According to you, what is the most important focus for the future?
Increasing the integration of daylight culture in building design. By daylight culture, I mean understanding the architectural aspects of latitude, being aware of the relationship between the geometry of spaces and light, being conscious of the concepts of solar gain and glare, having design and technical construction references for daylight, having an idea of the verification parameters, and more. Among these, I think one of the most lacking is to have appropriate design and technical construction references. I am not talking about having high specialised knowledge, but about increasing design sensitivity to daylight issues.
Daylighting still seems to be a specialist subject that is of little interest to the many designers who transform our buildings and cities. I hope that our NLITED project can contribute in its own small way.
My mentor was Professor Giuseppe Morabito of the Sapienza University in Rome in the research field. He had been a student of Konrad Wachsmann and a curious researcher for all his life. However, he was not a researcher in daylight but technological innovation in architecture. He taught me that design and research are not two separate worlds. Designing by doing research is a high form of applying knowledge and an unlimited source of creativity. Scientific research can be a creative process.

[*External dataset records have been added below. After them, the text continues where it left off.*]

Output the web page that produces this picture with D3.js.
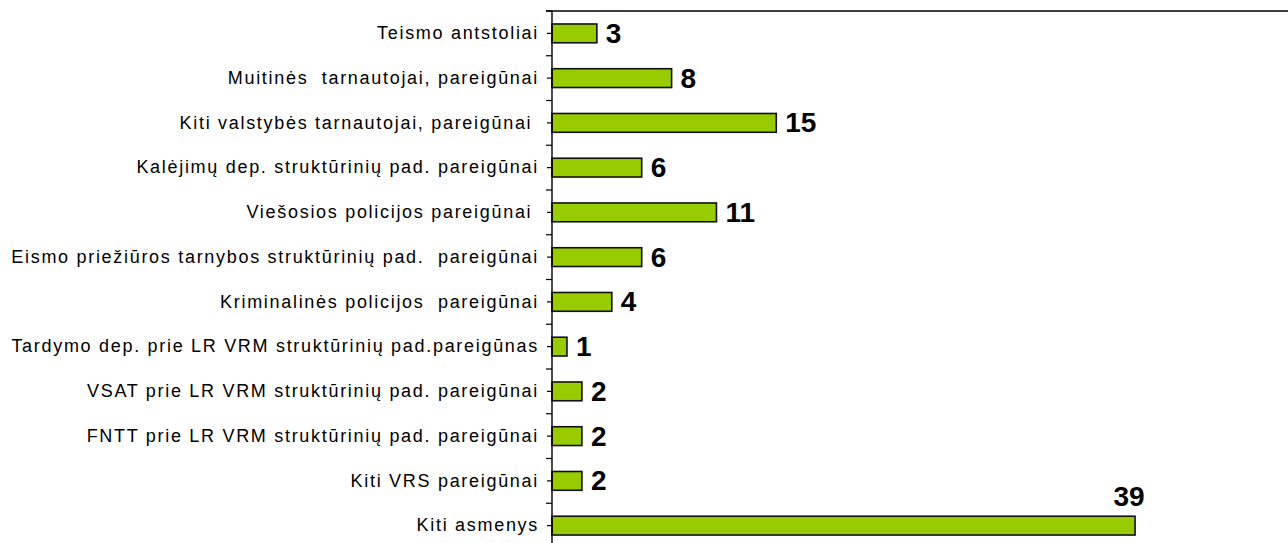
<!DOCTYPE html>
<html>
<head>
<meta charset="utf-8">
<script src="https://cdn.jsdelivr.net/npm/d3@7"></script>
<style>
  html, body { margin: 0; padding: 0; background: #fff; }
  svg { display: block; }
  text { white-space: pre; }
</style>
</head>
<body>
<svg id="chart" width="1288" height="543"></svg>
<script>
const categories = [
  "Teismo antstoliai",
  "Muitinės  tarnautojai, pareigūnai",
  "Kiti valstybės tarnautojai, pareigūnai ",
  "Kalėjimų dep. struktūrinių pad. pareigūnai",
  "Viešosios policijos pareigūnai ",
  "Eismo priežiūros tarnybos struktūrinių pad.  pareigūnai",
  "Kriminalinės policijos  pareigūnai",
  "Tardymo dep. prie LR VRM struktūrinių pad.pareigūnas",
  "VSAT prie LR VRM struktūrinių pad. pareigūnai",
  "FNTT prie LR VRM struktūrinių pad. pareigūnai",
  "Kiti VRS pareigūnai",
  "Kiti asmenys"
];
const values = [3, 8, 15, 6, 11, 6, 4, 1, 2, 2, 2, 39];

const svg = d3.select("#chart");
const W = 1288, H = 543;
const plotLeft = 552, plotTop = 11, plotBottom = 548;

const x = d3.scaleLinear().domain([0, 40]).range([plotLeft, 1150]);
const y = d3.scaleBand().domain(categories).range([plotTop, plotBottom])
  .paddingInner(0.58).paddingOuter(0.29);

// top border line
svg.append("line")
  .attr("x1", plotLeft - 6).attr("x2", W)
  .attr("y1", plotTop).attr("y2", plotTop)
  .attr("stroke", "#000").attr("stroke-width", 1.3);

// bars
svg.selectAll("rect.bar").data(values).enter().append("rect")
  .attr("class", "bar")
  .attr("x", x(0))
  .attr("y", (d, i) => y(categories[i]))
  .attr("width", d => x(d) - x(0))
  .attr("height", y.bandwidth())
  .attr("fill", "#99cc00")
  .attr("stroke", "#111")
  .attr("stroke-width", 1.6);

// axis with labels
const axis = d3.axisLeft(y).tickSize(5).tickPadding(8);
const g = svg.append("g").attr("transform", `translate(${plotLeft},0)`).call(axis);
g.select(".domain").remove();
g.selectAll(".tick line").attr("stroke", "#000").attr("stroke-width", 1.2);
g.selectAll(".tick text")
  .attr("font-family", "Liberation Sans, Arial, sans-serif")
  .attr("font-size", 18)
  .attr("letter-spacing", 1.7)
  .attr("fill", "#000");

// boundary ticks
const step = y.step();
const bounds = d3.range(categories.length + 1).map(k => plotTop + k * step);
svg.selectAll("line.btick").data(bounds).enter().append("line")
  .attr("class", "btick")
  .attr("x1", plotLeft - 6).attr("x2", plotLeft)
  .attr("y1", d => d).attr("y2", d => d)
  .attr("stroke", "#000").attr("stroke-width", 1.2);

// axis line
svg.append("line")
  .attr("x1", plotLeft).attr("x2", plotLeft)
  .attr("y1", plotTop).attr("y2", H)
  .attr("stroke", "#000").attr("stroke-width", 1.4);

// value labels
svg.selectAll("text.val").data(values).enter().append("text")
  .attr("class", "val")
  .attr("font-family", "Liberation Sans, Arial, sans-serif")
  .attr("font-weight", "bold")
  .attr("font-size", 28)
  .attr("fill", "#000")
  .each(function(d, i) {
    const t = d3.select(this);
    const cy = y(categories[i]) + y.bandwidth() / 2;
    const xe = x(d);
    if (xe + 60 > W - 100) {
      t.attr("x", xe - 6).attr("y", y(categories[i]) - 10).attr("text-anchor", "middle");
    } else {
      t.attr("x", xe + 9).attr("y", cy + 9.5).attr("text-anchor", "start");
    }
  })
  .text(d => d);
</script>
</body>
</html>
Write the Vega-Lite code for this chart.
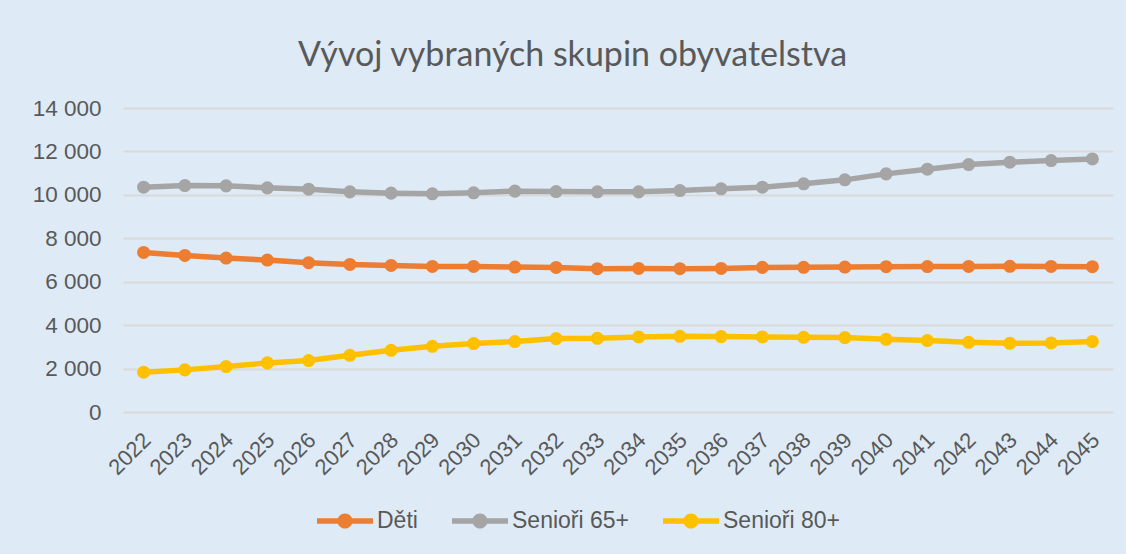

In the design field, Francesco Borromini was a master in daylighting design. At a time and in a place so far away from us, he created a unique relationship between daylight and volume, playing with geometries and surfaces, just as a contemporary architect would. More recently, Antoni Gaudi applied concepts that today we would call bioclimatic. Both knew how to perfectly integrate daylight into their architecture, enhancing form, function, and aesthetics. The boundary between architecture and sculpture was blurred for both of them, which is a quality of great designers.